The US court ruling has once again unveiled both the ineffectiveness and unfairness of the current debt governance regime. The US court rejected the view that it would give too much leverage to creditors and suggested that governments should use collective action clauses (CACs) that would bind bondholders to majority decisions. Indeed, given the Greek experience, the EU recently introduced the rule that all new Eurozone bonds contain such clauses. But the IMF finds that such clauses are of limited use: “the court’s confidence in the salutary benefit of CACs appears somewhat optimistic given the ability of holdout creditors to take blocking positions in individual bond issuances”.
The IMF suggested a new statutory debt workout mechanism as a more effective alternative. However, according to information obtained by Eurodad, the US representative vetoed the proposal in the IMF’s Executive Board, condemning the IMF to pursue piecemeal second-best reforms. Meanwhile, the UN took over the development of new debt workout mechanisms.

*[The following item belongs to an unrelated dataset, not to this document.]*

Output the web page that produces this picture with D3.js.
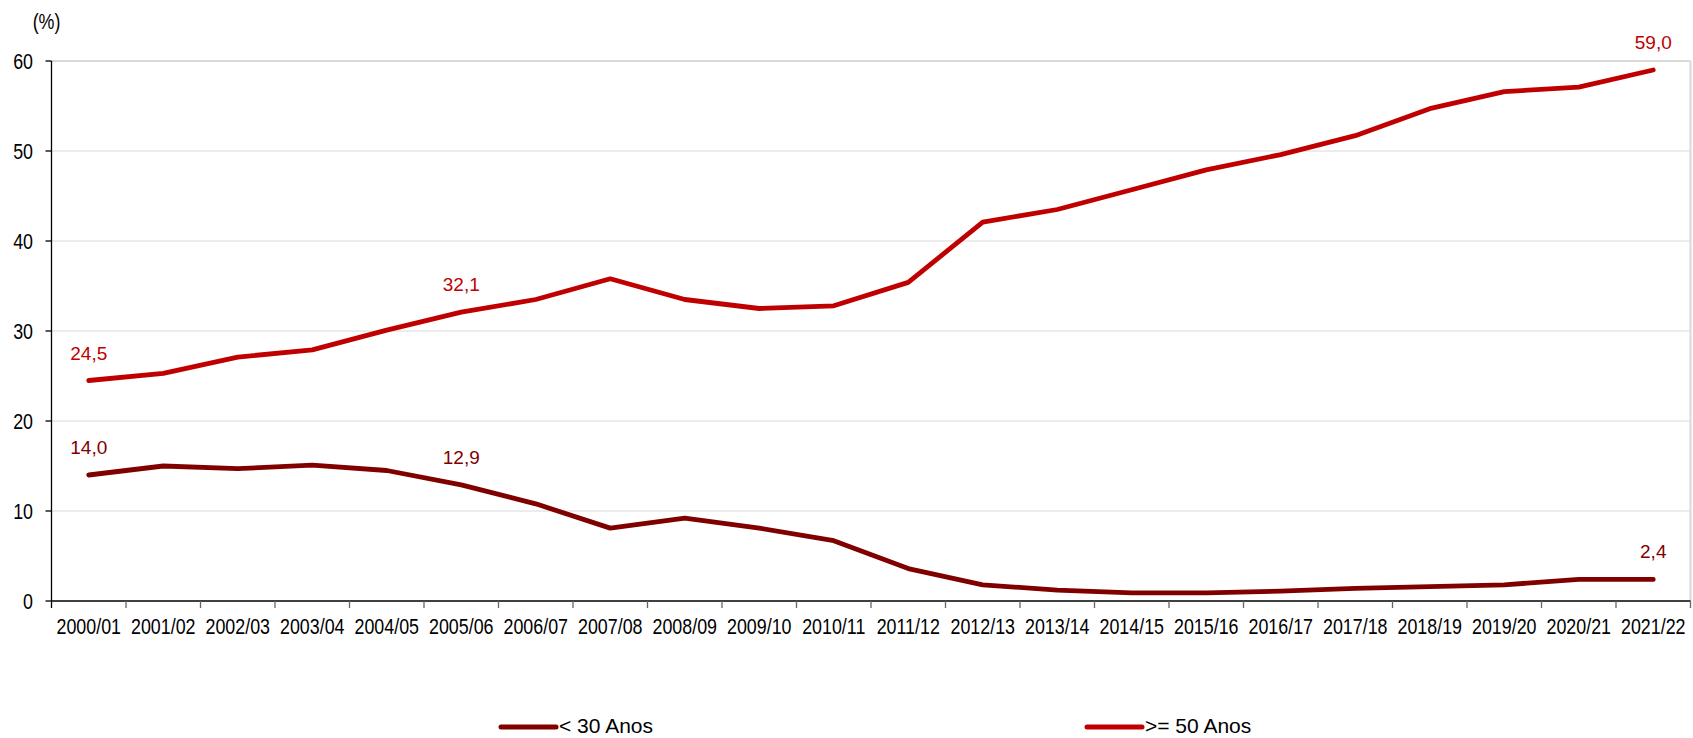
<!DOCTYPE html>
<html>
<head>
<meta charset="utf-8">
<script src="https://cdn.jsdelivr.net/npm/d3@7"></script>
<style>
  html, body { margin: 0; padding: 0; background: #fff; }
  svg { display: block; }
</style>
</head>
<body>
<svg id="chart" width="1693" height="738"></svg>
<script>
const categories = ["2000/01","2001/02","2002/03","2003/04","2004/05","2005/06","2006/07","2007/08","2008/09","2009/10","2010/11","2011/12","2012/13","2013/14","2014/15","2015/16","2016/17","2017/18","2018/19","2019/20","2020/21","2021/22"];
const under30 = [14.0,15.0,14.7,15.1,14.5,12.9,10.8,8.1,9.2,8.1,6.7,3.6,1.8,1.2,0.9,0.9,1.1,1.4,1.6,1.8,2.4,2.4];
const over50 = [24.5,25.3,27.1,27.9,30.1,32.1,33.5,35.8,33.5,32.5,32.8,35.4,42.1,43.5,45.7,47.9,49.6,51.7,54.7,56.6,57.1,59.0];
const yTicks = [0,10,20,30,40,50,60];
const seriesNames = ["< 30 Anos", ">= 50 Anos"];
const labelIdx = [0, 5, 21];

(function () {
const colors = ["#800000", "#C00000"];
const font = "'Liberation Sans', Arial, sans-serif";
const squeeze = 0.83;

const svg = d3.select("#chart");
const pL = 51.5, pR = 1690.5, pT = 61, pB = 601;

const x = d3.scaleBand().domain(categories).range([pL, pR]).padding(0);
const y = d3.scaleLinear().domain([0, 60]).range([pB, pT]);
const bw = x.bandwidth();
const cx = c => x(c) + bw / 2;

// gridlines
svg.append("g").selectAll("line").data(yTicks.filter(t => t > 0)).join("line")
  .attr("x1", pL).attr("x2", pR)
  .attr("y1", d => y(d)).attr("y2", d => y(d))
  .attr("stroke", "#d9d9d9").attr("stroke-width", d => d === 60 ? 2 : 1.2);

// right frame
svg.append("line").attr("x1", pR).attr("x2", pR).attr("y1", y(60)).attr("y2", pB)
  .attr("stroke", "#d9d9d9").attr("stroke-width", 2);

// y axis
svg.append("line").attr("x1", pL).attr("x2", pL).attr("y1", y(60)).attr("y2", pB)
  .attr("stroke", "#000").attr("stroke-width", 1.3);
svg.append("g").selectAll("line").data(yTicks).join("line")
  .attr("x1", pL - 6).attr("x2", pL).attr("y1", d => y(d)).attr("y2", d => y(d))
  .attr("stroke", "#000").attr("stroke-width", 1.3);
svg.append("g").selectAll("text").data(yTicks).join("text")
  .attr("transform", d => `translate(33,${y(d)}) scale(${squeeze},1)`)
  .attr("dy", "0.36em")
  .attr("text-anchor", "end").attr("font-family", font).attr("font-size", 21.5)
  .attr("fill", "#000").text(d => d);
svg.append("text").attr("transform", `translate(46.5,28.5) scale(${squeeze},1)`)
  .attr("text-anchor", "middle")
  .attr("font-family", font).attr("font-size", 21.5).attr("fill", "#000").text("(%)");

// x axis
svg.append("line").attr("x1", pL).attr("x2", pR).attr("y1", pB).attr("y2", pB)
  .attr("stroke", "#000").attr("stroke-width", 1.3);
const bounds = categories.map(c => x(c)).concat([x(categories[categories.length - 1]) + bw]);
svg.append("g").selectAll("line").data(bounds).join("line")
  .attr("x1", d => d).attr("x2", d => d).attr("y1", pB).attr("y2", pB + 7)
  .attr("stroke", (d, i) => i === 0 ? "#000" : "#666").attr("stroke-width", 1.3);
svg.append("g").selectAll("text").data(categories).join("text")
  .attr("transform", d => `translate(${cx(d)},634) scale(${squeeze},1)`)
  .attr("text-anchor", "middle")
  .attr("font-family", font).attr("font-size", 21.5).attr("fill", "#000").text(d => d);

// lines
const line = d3.line().x((d, i) => cx(categories[i])).y(d => y(d));
[under30, over50].forEach((s, k) => {
  svg.append("path").datum(s).attr("d", line)
    .attr("fill", "none").attr("stroke", colors[k]).attr("stroke-width", 4.8)
    .attr("stroke-linejoin", "round").attr("stroke-linecap", "round");
  svg.append("g").selectAll("text").data(labelIdx).join("text")
    .attr("x", i => cx(categories[i])).attr("y", i => y(s[i]) - 21)
    .attr("text-anchor", "middle").attr("font-family", font).attr("font-size", 19)
    .attr("fill", colors[k]).text(i => d3.format(".1f")(s[i]).replace(".", ","));
});

// legend
const legendX = [501, 1087];
seriesNames.forEach((n, k) => {
  svg.append("line").attr("x1", legendX[k]).attr("x2", legendX[k] + 55)
    .attr("y1", 727).attr("y2", 727)
    .attr("stroke", colors[k]).attr("stroke-width", 5).attr("stroke-linecap", "round");
  svg.append("text").attr("x", legendX[k] + 58).attr("y", 733)
    .attr("font-family", font).attr("font-size", 21).attr("fill", "#000").text(n);
});
})();
</script>
</body>
</html>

In a comment on the US court ruling, Jubilee South Argentina stressed that attention needs to be paid to the origins of Argentina’s debt. Even if rolled over in later times, much of the debt built up originally took place during the time of the military dictatorship and the ‘dirty war’ in which more than 30,000 people were killed. It would therefore qualify as ‘odious debt’. Moreover, Jubilee South questioned whether New York courts are a competent jurisdiction to rule over Argentine debt and accused the Argentine government of acting unconstitutionally. They demand that a thorough debt audit should be conducted and claim it is necessary that “both the international community and the government of Argentina recognize that the country has every right and all the required evidence to denounce and nullify both the illegitimate debt contracts that have been imposed against the will and rights of the Argentine people, as well as the renunciation of sovereignty and jurisdiction”.
According to Jubilee South, a new strategy on sovereign debt restructuring must put “the defence and promotion of human rights over the claims of capital, as relevant domestic and international law demands”.